### Raw data
● ● ●
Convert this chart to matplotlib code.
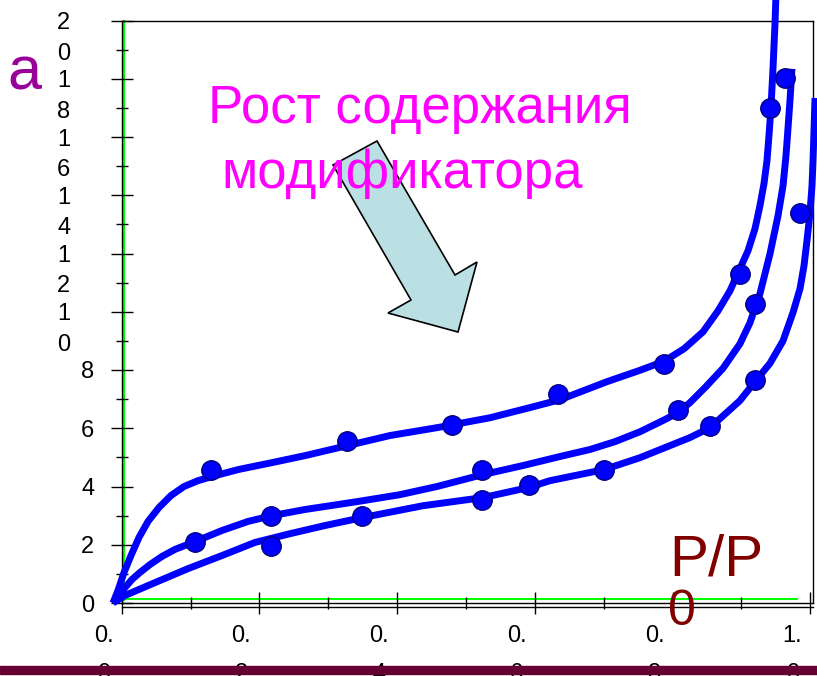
import matplotlib.pyplot as plt
import matplotlib.patches as mpatches
import numpy as np

plt.rcParams['font.family'] = ['Liberation Sans', 'DejaVu Sans']

# measured points (P/P0, adsorption) for the three samples
top_x = [0.130, 0.327, 0.480, 0.634, 0.788, 0.898, 0.942]
top_y = [4.55, 5.57, 6.12, 7.18, 8.21, 11.29, 16.99]
mid_x = [0.1065, 0.217, 0.524, 0.808, 0.920, 0.963]
mid_y = [2.11, 3.00, 4.58, 6.64, 10.26, 18.04]
low_x = [0.217, 0.349, 0.524, 0.591, 0.700, 0.854, 0.920, 0.985]
low_y = [1.97, 3.00, 3.54, 4.05, 4.55, 6.09, 7.66, 13.39]

# isotherm curves
top_curve_x = [-0.0126, -0.0054, 0.0034, 0.0135, 0.0251, 0.0382, 0.0542, 0.0716,
               0.0905, 0.1108, 0.1355, 0.1689, 0.2183, 0.2662, 0.3272, 0.3897,
               0.4580, 0.5349, 0.5930, 0.6366, 0.7049, 0.7528, 0.7877, 0.8168,
               0.8443, 0.8661, 0.8835, 0.8980, 0.9096, 0.9198, 0.9270, 0.9328,
               0.9372, 0.9401, 0.9430, 0.9460, 0.9489, 0.9503]
top_curve_y = [0.0, 0.43, 1.05, 1.63, 2.25, 2.80, 3.28, 3.69,
               4.00, 4.20, 4.37, 4.58, 4.82, 5.06, 5.40, 5.75,
               6.02, 6.36, 6.71, 6.98, 7.60, 7.99, 8.30, 8.73,
               9.31, 10.03, 10.72, 11.48, 12.09, 12.85, 13.64, 14.39,
               15.18, 16.04, 17.00, 18.37, 19.91, 20.88]
mid_curve_x = [-0.0126, -0.0054, 0.0048, 0.0150, 0.0266, 0.0411, 0.0586, 0.0774,
               0.1065, 0.1457, 0.1834, 0.2183, 0.2662, 0.3417, 0.4042, 0.4580,
               0.5248, 0.5829, 0.6366, 0.6801, 0.7165, 0.7528, 0.7891, 0.8080,
               0.8254, 0.8486, 0.8734, 0.8980, 0.9125, 0.9270, 0.9416, 0.9532,
               0.9605, 0.9648, 0.9677, 0.9706, 0.9735]
mid_curve_y = [0.0, 0.22, 0.53, 0.81, 1.05, 1.32, 1.60, 1.84,
               2.11, 2.49, 2.80, 3.00, 3.21, 3.48, 3.72, 4.00,
               4.41, 4.72, 5.03, 5.27, 5.54, 5.88, 6.30, 6.54,
               6.88, 7.43, 8.06, 8.90, 9.62, 10.62, 11.99, 13.29,
               14.32, 15.35, 16.28, 17.24, 18.34]
low_curve_x = [-0.0126, 0.0048, 0.0484, 0.0963, 0.1457, 0.1936, 0.2445, 0.2953,
               0.3490, 0.4376, 0.5248, 0.5901, 0.6220, 0.7005, 0.7528, 0.8254,
               0.8545, 0.8980, 0.9198, 0.9416, 0.9605, 0.9750, 0.9852, 0.9910,
               0.9953, 0.9997, 1.0026, 1.0041, 1.0055, 1.0070]
low_curve_y = [0.0, 0.26, 0.70, 1.18, 1.63, 2.08, 2.38, 2.66,
               2.93, 3.34, 3.62, 3.96, 4.20, 4.58, 4.99, 5.68,
               6.02, 6.95, 7.60, 8.23, 9.00, 9.97, 10.79, 11.58,
               12.44, 13.40, 14.32, 15.18, 16.21, 17.34]

x_ticks = [0.0, 0.2, 0.4, 0.6, 0.8, 1.0]
x_tick_labels = ['0.\n0', '0.\n2', '0.\n4', '0.\n6', '0.\n8', '1.\n0']
y_ticks = [0, 2, 4, 6, 8, 10, 12, 14, 16, 18, 20]
y_tick_labels = ['0', '2', '4', '6', '8', '1\n0', '1\n2', '1\n4', '1\n6', '1\n8', '2\n0']

W, H = 817, 676
fig = plt.figure(figsize=(W / 100, H / 100), dpi=100)
ax = fig.add_axes([121.7 / W, 1 - 603 / H, 691.6 / W, 582.5 / H])
ax.set_xlim(0, 1.0045)
ax.set_ylim(0, 20)

# curves and points
blue = '#0000FF'
for cx, cy in [(top_curve_x, top_curve_y), (mid_curve_x, mid_curve_y),
               (low_curve_x, low_curve_y)]:
    ax.plot(cx, cy, color=blue, lw=5, clip_on=False, solid_capstyle='butt',
            solid_joinstyle='round', zorder=3)
for px, py in [(top_x, top_y), (mid_x, mid_y), (low_x, low_y)]:
    ax.plot(px, py, 'o', ms=14, mfc=blue, mec='#000080', mew=1.0,
            clip_on=False, zorder=4)

# spines and ticks
for s in ax.spines.values():
    s.set_color('black')
    s.set_linewidth(1.0)
ax.set_xticks(x_ticks)
ax.set_xticks(np.arange(0.1, 1.0, 0.2), minor=True)
ax.set_yticks(y_ticks)
ax.set_yticks(np.arange(1, 20, 2), minor=True)
ax.set_xticklabels([])
ax.set_yticklabels([])
ax.tick_params(which='major', direction='inout', length=16, width=1.0)
ax.tick_params(which='minor', direction='inout', length=8, width=1.0)

# second bottom line and green guide lines
ax.plot([0, 1], [-0.0065, -0.0065], transform=ax.transAxes, color='black',
        lw=1.0, clip_on=False)
ax.plot([0.0033, 0.0033], [0.005, 1.0], transform=ax.transAxes, color='#00FF00',
        lw=1.5, clip_on=False, zorder=1)
ax.plot([-0.0025, 0.976], [0.0077, 0.0077], transform=ax.transAxes, color='#00FF00',
        lw=1.5, clip_on=False, zorder=1)

# wrapped tick labels
for v, lab in zip(y_ticks, y_tick_labels):
    if '\n' in lab:
        dx, dy = -58, -11
    else:
        dx, dy = -34, 0
    ax.annotate(lab, xy=(0, v), xycoords=('axes fraction', 'data'),
                xytext=(dx, dy), textcoords='offset pixels', ha='center',
                va='center_baseline', fontsize=17, linespacing=1.5)
for v, lab in zip(x_ticks, x_tick_labels):
    ax.annotate(lab, xy=(v, 0), xycoords=('data', 'axes fraction'),
                xytext=(-18, -42), textcoords='offset pixels', ha='center',
                va='center_baseline', multialignment='center', fontsize=17,
                linespacing=1.92, annotation_clip=False)

# arrow "growth of modifier content"
arrow_px = [(333, 165), (377, 141), (455, 275), (477, 262), (458, 332),
            (388, 313), (411, 300)]
arrow = mpatches.Polygon([(x / W, 1 - y / H) for x, y in arrow_px], closed=True,
                         transform=fig.transFigure, facecolor='#BBE0E3',
                         edgecolor='black', lw=1.2, zorder=2)
fig.add_artist(arrow)

fig.text(208 / W, 1 - 123 / H, 'Рост содержания', color='#FF00FF', fontsize=38,
         va='baseline', ha='left', zorder=5)
fig.text(221 / W, 1 - 188 / H, 'модификатора', color='#FF00FF', fontsize=38,
         va='baseline', ha='left', zorder=5)
fig.text(7 / W, 1 - 90 / H, 'a', color='#990099', fontsize=44, va='baseline', zorder=5)
fig.text(669 / W, 1 - 575 / H, 'P/P', color='#800000', fontsize=42, va='baseline', zorder=5)
fig.text(668 / W, 1 - 625 / H, '0', color='#800000', fontsize=36, va='baseline', zorder=5)

# maroon bar along the bottom
fig.add_artist(mpatches.Rectangle((0, 1 - 673.5 / H), 1, 7.5 / H,
                                  transform=fig.transFigure, color='#660033',
                                  zorder=10))

fig.savefig('out.png', dpi=100)
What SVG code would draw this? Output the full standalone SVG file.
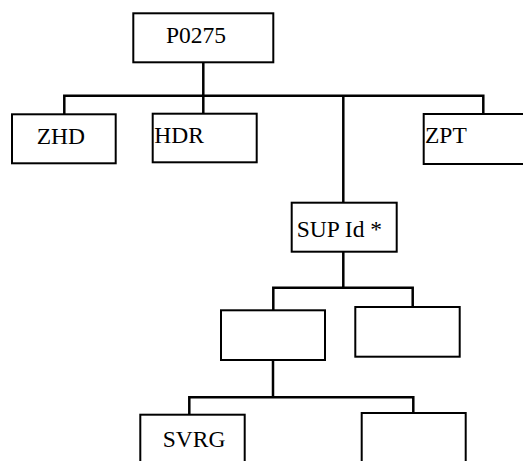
<svg xmlns="http://www.w3.org/2000/svg" width="523" height="461" viewBox="0 0 523 461">
<style>
.box{fill:#fff;stroke:#000;stroke-width:2}
.t{font-size:23.5px;fill:#000}
.c{stroke:#000;stroke-width:2.5;fill:none;stroke-linecap:square}
</style>
<rect width="523" height="461" fill="#fff"/>
<g id="connectors">
<path class="c" d="M203.3 63.3V95.7M64.3 95.7H483.3M64.3 95.7V113M203.3 95.7V112.5M343.3 95.7V201.5M483.3 95.7V113"/>
<path class="c" d="M343.3 252.7V287.7M273.3 287.7H412.7M273.3 287.7V309M412.7 287.7V306"/>
<path class="c" d="M273 361V397.3M189.3 397.3H413.3M189.3 397.3V413.5M413.3 397.3V412"/>
</g>
<g font-family="'Liberation Serif', 'DejaVu Serif', serif">
<g id="P0275"><rect class="box" x="133.3" y="13.3" width="140" height="49"/><text class="t" x="166" y="43.3">P0275</text></g>
<g id="ZHD"><rect class="box" x="12" y="114.3" width="103.7" height="49"/><text class="t" x="36.7" y="144.3">ZHD</text></g>
<g id="HDR"><rect class="box" x="152.7" y="113.7" width="104" height="48.6"/><text class="t" x="154.3" y="142.7">HDR</text></g>
<g id="ZPT"><rect class="box" x="423.7" y="114" width="110" height="50"/><text class="t" x="425" y="143.3">ZPT</text></g>
<g id="SUP"><rect class="box" x="291.7" y="202.7" width="105" height="49"/><text class="t" x="296.7" y="236.7">SUP Id *</text></g>
<g id="empty1"><rect class="box" x="221" y="310.3" width="104" height="49.7"/></g>
<g id="empty2"><rect class="box" x="355.3" y="307" width="104.4" height="49.7"/></g>
<g id="SVRG"><rect class="box" x="140.3" y="414.7" width="104.4" height="60"/><text class="t" x="162.7" y="446.7">SVRG</text></g>
<g id="empty3"><rect class="box" x="361.7" y="413" width="104" height="60"/></g>
</g>
</svg>
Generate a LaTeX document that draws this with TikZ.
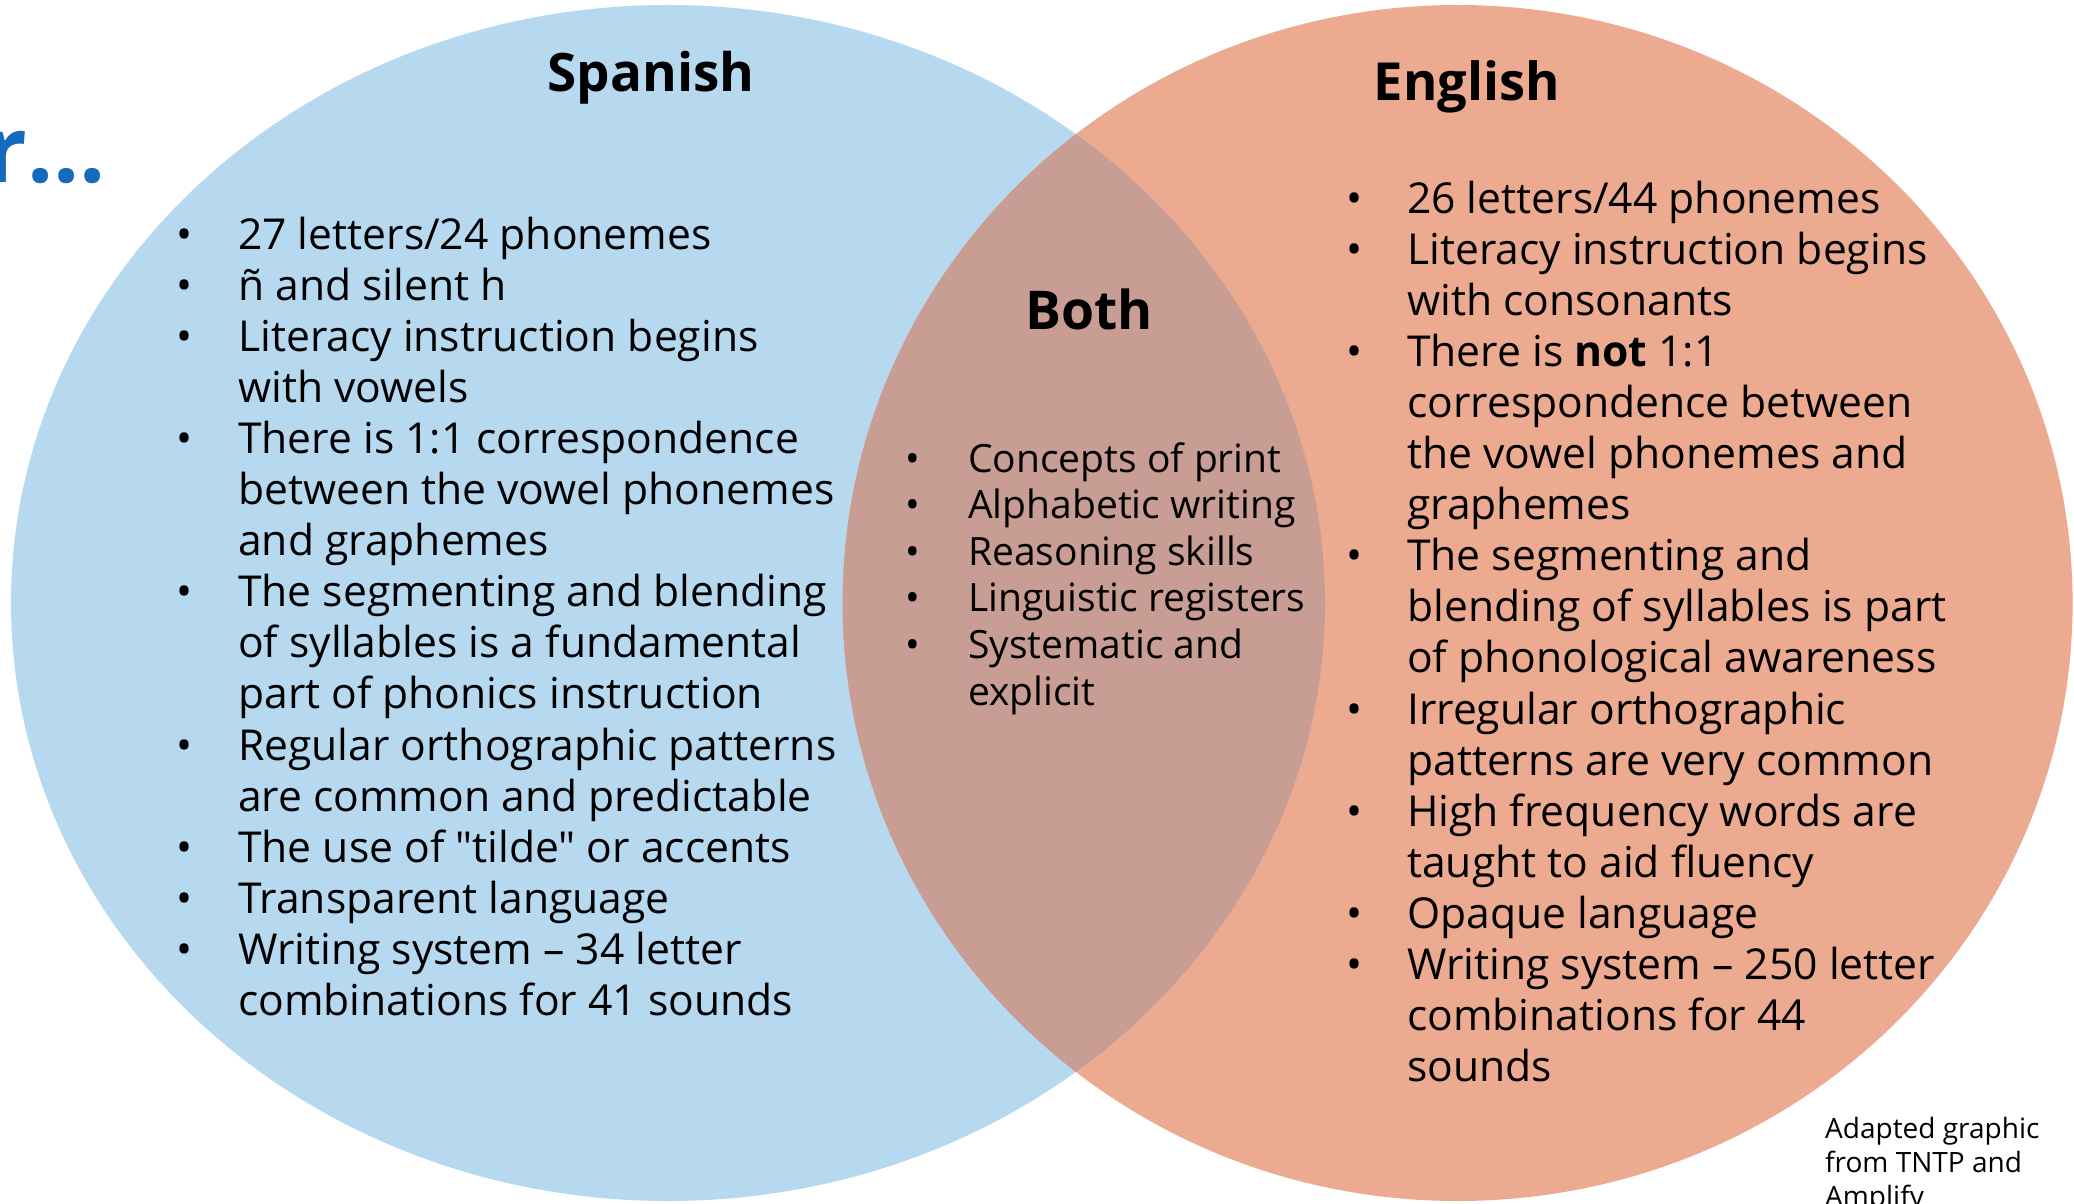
● ● ●
### What to produce
With all pictures left out, please transcribe exactly the lines from the start of the material through the line with "low_y = [1.97, 3.00, 3.54, 4.05, 4.55, 6.09, 7.66, 13.39]".

### Response to the exercise
Convert this chart to matplotlib code.
import matplotlib.pyplot as plt
import matplotlib.patches as mpatches
import numpy as np

plt.rcParams['font.family'] = ['Liberation Sans', 'DejaVu Sans']

# measured points (P/P0, adsorption) for the three samples
top_x = [0.130, 0.327, 0.480, 0.634, 0.788, 0.898, 0.942]
top_y = [4.55, 5.57, 6.12, 7.18, 8.21, 11.29, 16.99]
mid_x = [0.1065, 0.217, 0.524, 0.808, 0.920, 0.963]
mid_y = [2.11, 3.00, 4.58, 6.64, 10.26, 18.04]
low_x = [0.217, 0.349, 0.524, 0.591, 0.700, 0.854, 0.920, 0.985]
low_y = [1.97, 3.00, 3.54, 4.05, 4.55, 6.09, 7.66, 13.39]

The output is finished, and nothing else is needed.